[Begin]

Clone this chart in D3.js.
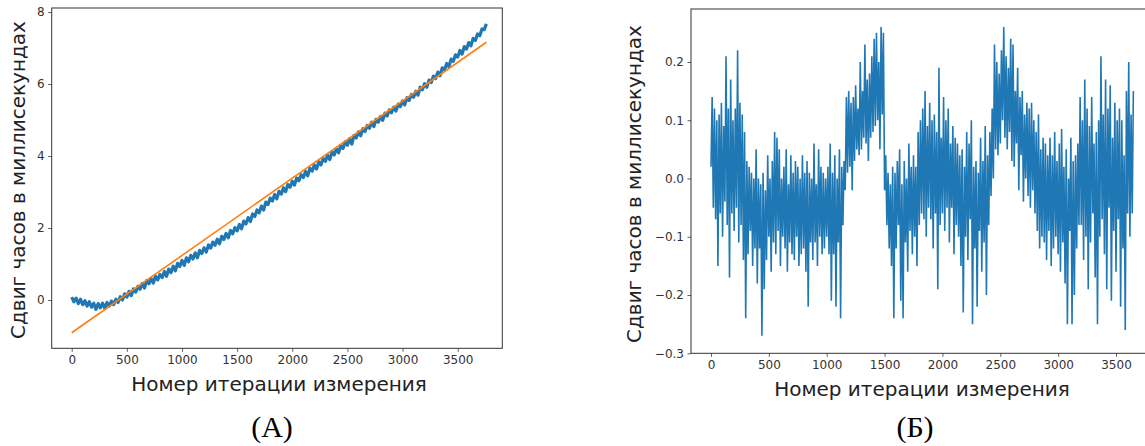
<!DOCTYPE html>
<html>
<head>
<meta charset="utf-8">
<script src="https://cdn.jsdelivr.net/npm/d3@7"></script>
<style>
html,body{margin:0;padding:0;background:#fff;}
svg{display:block;}
text{font-family:"DejaVu Sans",sans-serif;}
</style>
</head>
<body>
<svg id="chart" width="1145" height="446"></svg>
<script>
// ---------- DATA ----------
// Panel A: clock offset (ms), one reading every 20 iterations
const stepA = 20;
const offsetA = [
 0.08,-0.05,0.05,-0.10,0.02, -0.13,-0.02,-0.17,-0.05,-0.20,
 -0.09,-0.26,-0.10,-0.22,-0.09, -0.23,-0.07,-0.17,-0.03,-0.13,
 0.02,-0.07,0.09,0.00,0.17, 0.08,0.24,0.12,0.31,0.22,
 0.38,0.30,0.46,0.33,0.54, 0.45,0.60,0.47,0.66,0.56,
 0.71,0.62,0.79,0.66,0.86, 0.76,0.94,0.81,1.02,0.93,
 1.10,0.96,1.17,1.06,1.24, 1.14,1.31,1.17,1.38,1.29,
 1.45,1.33,1.53,1.44,1.61, 1.52,1.69,1.56,1.77,1.68,
 1.85,1.73,1.93,1.84,2.01, 1.92,2.10,1.98,2.19,2.11,
 2.29,2.18,2.39,2.32,2.50, 2.42,2.61,2.50,2.72,2.65,
 2.83,2.75,2.93,2.81,3.02, 2.94,3.12,3.01,3.21,3.13,
 3.30,3.19,3.39,3.31,3.48, 3.40,3.57,3.45,3.66,3.58,
 3.75,3.64,3.84,3.75,3.93, 3.85,4.02,3.90,4.11,4.03,
 4.20,4.09,4.29,4.21,4.39, 4.30,4.48,4.33,4.57,4.50,
 4.67,4.56,4.76,4.68,4.85, 4.77,4.94,4.82,5.02,4.94,
 5.10,4.99,5.19,5.11,5.28, 5.20,5.36,5.25,5.44,5.37,
 5.53,5.42,5.62,5.54,5.71, 5.63,5.80,5.69,5.91,5.84,
 6.01,5.91,6.11,6.04,6.22, 6.15,6.33,6.23,6.45,6.39,
 6.57,6.48,6.69,6.63,6.81, 6.75,6.93,6.83,7.04,6.97,
 7.15,7.06,7.27,7.21,7.39, 7.34,7.53,7.51,7.67
];
// Panel A: linear fit end points [iteration, offset]
const fitStart = [0, -0.91];
const fitEnd = [3760, 7.16];

// Panel B: residual offset (ms), one reading every 10 iterations
const stepB = 10;
const residualB = [
 0.02,0.14,-0.05,0.12,-0.07,0.10,-0.15,0.11,-0.06,0.13,-0.10,0.09,-0.04,0.21,-0.08,0.12,-0.17,0.17,-0.06,0.10,
 -0.09,0.12,-0.05,0.22,-0.11,0.13,-0.08,0.11,-0.14,0.08,-0.24,0.03,-0.13,0.02,-0.09,0.01,-0.15,0.00,-0.12,0.05,
 -0.18,0.00,-0.12,-0.01,-0.27,0.01,-0.19,-0.02,-0.14,0.04,-0.10,0.00,-0.16,0.03,-0.11,0.08,-0.13,0.07,-0.09,0.05,
 -0.15,0.00,-0.10,0.02,-0.12,0.05,-0.16,-0.01,-0.11,0.04,-0.13,0.01,-0.14,0.03,-0.10,0.02,-0.15,0.00,-0.13,0.04,
 -0.12,0.01,-0.16,0.03,-0.22,0.01,-0.11,0.00,-0.14,0.06,-0.11,-0.01,-0.15,0.05,-0.10,0.02,-0.13,0.01,-0.12,0.00,
 -0.10,0.02,-0.13,0.06,-0.21,0.01,-0.13,0.04,-0.22,0.00,-0.11,0.05,-0.24,0.02,-0.08,0.03,-0.02,0.14,0.01,0.15,
 0.02,0.13,-0.02,0.14,0.03,0.16,0.05,0.12,0.04,0.20,0.05,0.15,0.07,0.23,0.06,0.17,0.03,0.18,0.07,0.21,
 0.08,0.24,0.09,0.25,0.10,0.20,0.05,0.26,0.11,0.25,-0.02,0.04,-0.08,0.01,-0.12,-0.01,-0.15,0.02,-0.24,0.01,
 -0.12,0.03,-0.08,0.05,-0.21,-0.01,-0.24,0.03,-0.11,0.00,-0.16,0.06,-0.09,0.02,-0.13,0.04,-0.10,0.02,-0.15,0.08,
 -0.08,0.10,-0.06,0.12,-0.07,0.15,-0.10,0.09,-0.05,0.13,-0.07,0.10,-0.12,0.11,-0.06,0.08,-0.19,0.19,-0.08,0.07,
 -0.06,0.14,-0.09,0.10,-0.05,0.12,-0.11,0.06,-0.05,0.09,-0.13,0.07,-0.08,0.06,-0.10,0.04,-0.15,0.05,-0.23,0.02,
 -0.10,0.08,-0.14,0.06,-0.07,0.10,-0.25,0.02,-0.12,0.03,-0.22,0.01,-0.09,0.07,-0.16,0.03,-0.11,0.09,-0.20,0.04,
 -0.08,0.08,-0.03,0.12,0.00,0.23,0.05,0.20,0.04,0.18,0.06,0.22,0.10,0.26,0.07,0.21,0.05,0.19,0.08,0.24,
 0.03,0.23,0.02,0.15,0.06,0.19,-0.02,0.14,0.04,0.15,-0.04,0.11,0.00,0.13,-0.03,0.12,-0.05,0.13,-0.02,0.10,
 -0.06,0.08,-0.09,0.11,-0.12,0.05,-0.10,0.07,-0.11,0.06,-0.14,0.04,-0.09,0.07,-0.15,0.04,-0.12,0.08,-0.10,0.03,
 -0.13,0.06,-0.16,0.085,-0.11,0.02,-0.18,0.05,-0.25,0.00,-0.09,0.07,-0.25,0.03,-0.20,0.04,-0.12,0.06,-0.08,0.14,
 -0.08,0.10,-0.14,0.17,-0.10,0.12,-0.19,0.09,-0.11,0.14,-0.06,0.06,-0.17,0.08,-0.25,0.10,-0.10,0.21,-0.07,0.11,
 -0.13,0.17,-0.19,0.12,-0.05,0.16,-0.21,0.07,-0.09,0.13,-0.16,0.10,-0.07,0.12,-0.22,0.10,-0.12,0.04,-0.26,0.15,
 -0.06,0.20,-0.10,0.11,-0.06,0.15
];

// Tick values and labels
const xTicks = [0, 500, 1000, 1500, 2000, 2500, 3000, 3500];
const yTicksA = [0, 2, 4, 6, 8];
const yTicksB = [-0.3, -0.2, -0.1, 0.0, 0.1, 0.2];
const yLabel = "Сдвиг часов в миллисекундах";
const xLabel = "Номер итерации измерения";
const panelLabels = ["(А)", "(Б)"];

// ---------- DRAW ----------
const svg = d3.select("#chart");
const BLUE = "#1f77b4", ORANGE = "#ff7f0e", INK = "#333";

function panel(cfg) {
  const g = svg.append("g");
  const x = d3.scaleLinear().domain(cfg.xDomain).range([cfg.left, cfg.right]);
  const y = d3.scaleLinear().domain(cfg.yDomain).range([cfg.bottom, cfg.top]);

  const clipId = "clip" + cfg.id;
  svg.append("clipPath").attr("id", clipId).append("rect")
    .attr("x", cfg.left).attr("y", cfg.top)
    .attr("width", cfg.right - cfg.left).attr("height", cfg.bottom - cfg.top);
  const plot = g.append("g").attr("clip-path", `url(#${clipId})`);

  const xa = g.append("g").attr("transform", `translate(0,${cfg.bottom})`)
    .call(d3.axisBottom(x).tickValues(xTicks).tickFormat(d3.format("d")).tickSizeOuter(0).tickSize(3.5).tickPadding(3.5));
  const ya = g.append("g").attr("transform", `translate(${cfg.left},0)`)
    .call(d3.axisLeft(y).tickValues(cfg.yTicks).tickFormat(cfg.yFormat).tickSizeOuter(0).tickSize(3.5).tickPadding(3.5));
  [xa, ya].forEach(a => {
    a.select(".domain").remove();
    a.selectAll(".tick line").attr("stroke", INK).attr("stroke-width", 0.8);
    a.selectAll(".tick text").attr("fill", INK).style("font-size", "12px").style("font-family", "DejaVu Sans");
  });

  g.append("rect").attr("x", cfg.left).attr("y", cfg.top)
    .attr("width", cfg.right - cfg.left).attr("height", cfg.bottom - cfg.top)
    .attr("fill", "none").attr("stroke", INK).attr("stroke-width", 1);

  g.append("text").attr("x", cfg.xLabelX).attr("y", cfg.xLabelY)
    .attr("text-anchor", "middle").attr("fill", "#222").style("font-size", "20px").text(xLabel);
  g.append("text").attr("transform", `translate(${cfg.yLabelX},${cfg.yLabelY}) rotate(-90)`)
    .attr("text-anchor", "middle").attr("fill", "#222").style("font-size", "20px").text(yLabel);
  g.append("text").attr("x", cfg.tagX).attr("y", cfg.tagY).attr("text-anchor", "middle")
    .attr("fill", "#000").style("font-family", "Liberation Serif, serif").style("font-size", "30px").text(cfg.tag);
  return {plot, x, y};
}

// Panel A
const A = panel({
  id: "A", left: 51.7, right: 502.3, top: 8, bottom: 348.3,
  xDomain: [-181.3, 3904.3], yDomain: [-1.342, 8.111],
  yTicks: yTicksA, yFormat: d3.format("d"),
  xLabelX: 279, xLabelY: 390.5, yLabelX: 25, yLabelY: 180,
  tagX: 272, tagY: 437, tag: panelLabels[0]
});
A.plot.append("path").datum(offsetA)
  .attr("fill", "none").attr("stroke", BLUE).attr("stroke-width", 3.2).attr("stroke-linejoin", "round")
  .attr("d", d3.line().x((d, i) => A.x(i * stepA)).y(d => A.y(d)));
A.plot.append("path").datum([fitStart, fitEnd])
  .attr("fill", "none").attr("stroke", ORANGE).attr("stroke-width", 1.6)
  .attr("d", d3.line().x(d => A.x(d[0])).y(d => A.y(d[1])));

// Panel B
const B = panel({
  id: "B", left: 691, right: 1150, top: 9, bottom: 353.3,
  xDomain: [-172.8, 3793.8], yDomain: [-0.3, 0.2909],
  yTicks: yTicksB, yFormat: d3.format(".1f"),
  xLabelX: 922, xLabelY: 395.5, yLabelX: 641, yLabelY: 184,
  tagX: 915, tagY: 437, tag: panelLabels[1]
});
B.plot.append("path").datum(residualB)
  .attr("fill", "none").attr("stroke", BLUE).attr("stroke-width", 1.6).attr("stroke-linejoin", "miter")
  .attr("d", d3.line().x((d, i) => B.x(i * stepB)).y(d => B.y(d)));
</script>
</body>
</html>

[End]

- [WRITTEN PROBLEM]: The lines from the top of the data above through the one holding "const fitEnd = [3760, 7.16];" are to be repeated exactly, and only those, with no pictures.

- [EXPECTED OUTPUT]:
Clone this chart in D3.js.
<!DOCTYPE html>
<html>
<head>
<meta charset="utf-8">
<script src="https://cdn.jsdelivr.net/npm/d3@7"></script>
<style>
html,body{margin:0;padding:0;background:#fff;}
svg{display:block;}
text{font-family:"DejaVu Sans",sans-serif;}
</style>
</head>
<body>
<svg id="chart" width="1145" height="446"></svg>
<script>
// ---------- DATA ----------
// Panel A: clock offset (ms), one reading every 20 iterations
const stepA = 20;
const offsetA = [
 0.08,-0.05,0.05,-0.10,0.02, -0.13,-0.02,-0.17,-0.05,-0.20,
 -0.09,-0.26,-0.10,-0.22,-0.09, -0.23,-0.07,-0.17,-0.03,-0.13,
 0.02,-0.07,0.09,0.00,0.17, 0.08,0.24,0.12,0.31,0.22,
 0.38,0.30,0.46,0.33,0.54, 0.45,0.60,0.47,0.66,0.56,
 0.71,0.62,0.79,0.66,0.86, 0.76,0.94,0.81,1.02,0.93,
 1.10,0.96,1.17,1.06,1.24, 1.14,1.31,1.17,1.38,1.29,
 1.45,1.33,1.53,1.44,1.61, 1.52,1.69,1.56,1.77,1.68,
 1.85,1.73,1.93,1.84,2.01, 1.92,2.10,1.98,2.19,2.11,
 2.29,2.18,2.39,2.32,2.50, 2.42,2.61,2.50,2.72,2.65,
 2.83,2.75,2.93,2.81,3.02, 2.94,3.12,3.01,3.21,3.13,
 3.30,3.19,3.39,3.31,3.48, 3.40,3.57,3.45,3.66,3.58,
 3.75,3.64,3.84,3.75,3.93, 3.85,4.02,3.90,4.11,4.03,
 4.20,4.09,4.29,4.21,4.39, 4.30,4.48,4.33,4.57,4.50,
 4.67,4.56,4.76,4.68,4.85, 4.77,4.94,4.82,5.02,4.94,
 5.10,4.99,5.19,5.11,5.28, 5.20,5.36,5.25,5.44,5.37,
 5.53,5.42,5.62,5.54,5.71, 5.63,5.80,5.69,5.91,5.84,
 6.01,5.91,6.11,6.04,6.22, 6.15,6.33,6.23,6.45,6.39,
 6.57,6.48,6.69,6.63,6.81, 6.75,6.93,6.83,7.04,6.97,
 7.15,7.06,7.27,7.21,7.39, 7.34,7.53,7.51,7.67
];
// Panel A: linear fit end points [iteration, offset]
const fitStart = [0, -0.91];
const fitEnd = [3760, 7.16];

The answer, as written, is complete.